Над отделкою таких людей, как Собакевич, природа долго не мудрила, не применяла тонких инструментов, а «просто рубила со всего плеча»: «хватила топором раз – вышел нос, хватила в другой – вышли губы, большим сверлом ковырнула глаза и, не обскобливши, пустила на свет, сказавши: «живет!». Получился человек, похожий на средней величины медведя, во фраке медвежьего цвета, шагающий вкривь и вкось и наступающий постоянно на чужие ноги. В довершение сходства даже звали его Михаилом Семеновичем.

Неуемное насыщение является смыслом существования Собакевича: «У меня когда свинина – всю свинью давай на стол, баранина – всего барана тащи, гусь – всего гуся! Лучше я съем двух блюд, да съем в меру, как душа требует». И «мера» его «души» на этот счет безмерна. На завтраке у полицмейстера Собакевич наметил для себя гигантского осетра и «в четверть часа с небольшим доехал его всего». Когда хозяин и гости вспомнили об этом «произведении природы», от него остался один хвост, «а Собакевич пришипился так, как будто и не он, и, подошедши к тарелке, которая была подальше прочих, тыкал вилкою в какую-то сушеную маленькую рыбку. Отделавши осетра, Собакевич сел в кресла и уж более не ел, не пил, а только жмурил и хлопал глазами». «Душа» его впала в блаженное оцепенение.

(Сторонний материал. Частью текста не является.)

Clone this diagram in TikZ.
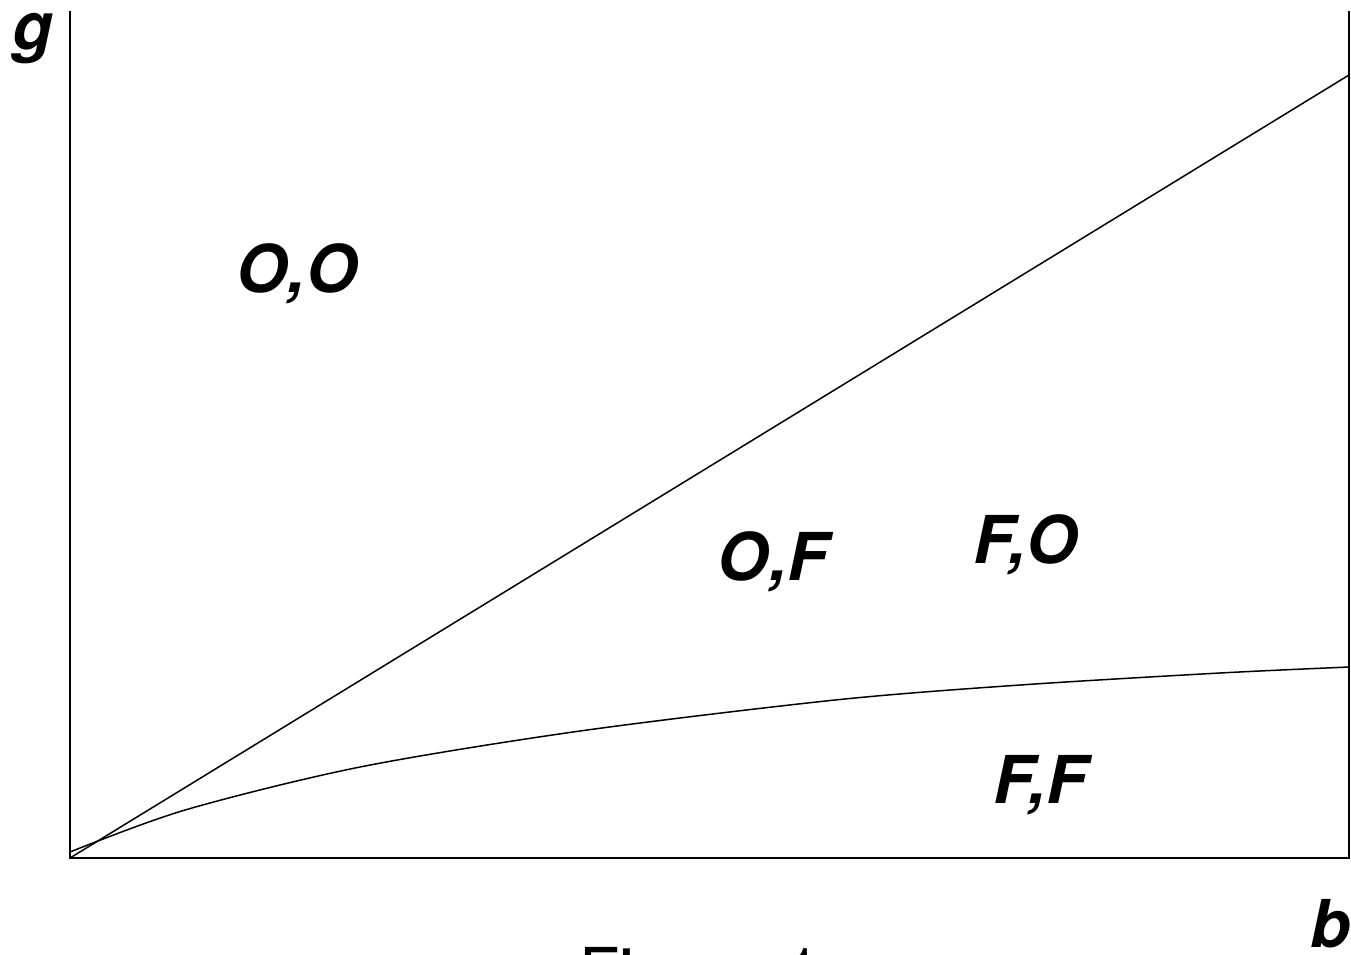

Противник «высоких материй», Собакевич обо всем, что не связано с его практическим интересом, судит с топорной прямолинейностью. Просвещение – вредная выдумка. Люди все – воры и разбойники: «Я их знаю всех: это всё мошенники, весь город там такой: мошенник на мошеннике сидит и мошенником погоняет. Все христопродавцы. Один там только и есть порядочный человек: прокурор; да и тот, если сказать правду, свинья».

В своих пределах Собакевич умен. Без труда он угадывает хитрый замысел Чичикова и вступает с ним в торговлю. Тут-то и обнаруживается вдруг странный парадокс, неожиданный штрих в характере Собакевича. На него ведь был уже «тонкий» намек при описании картин в гостиной: «Между крепкими греками, неизвестно каким образом и для чего, поместился Багратион, тощий, худенький, с маленькими знаменами и пушками внизу и в самых узеньких рамках». Вспомним тощенькую супругу у толстого Собакевича!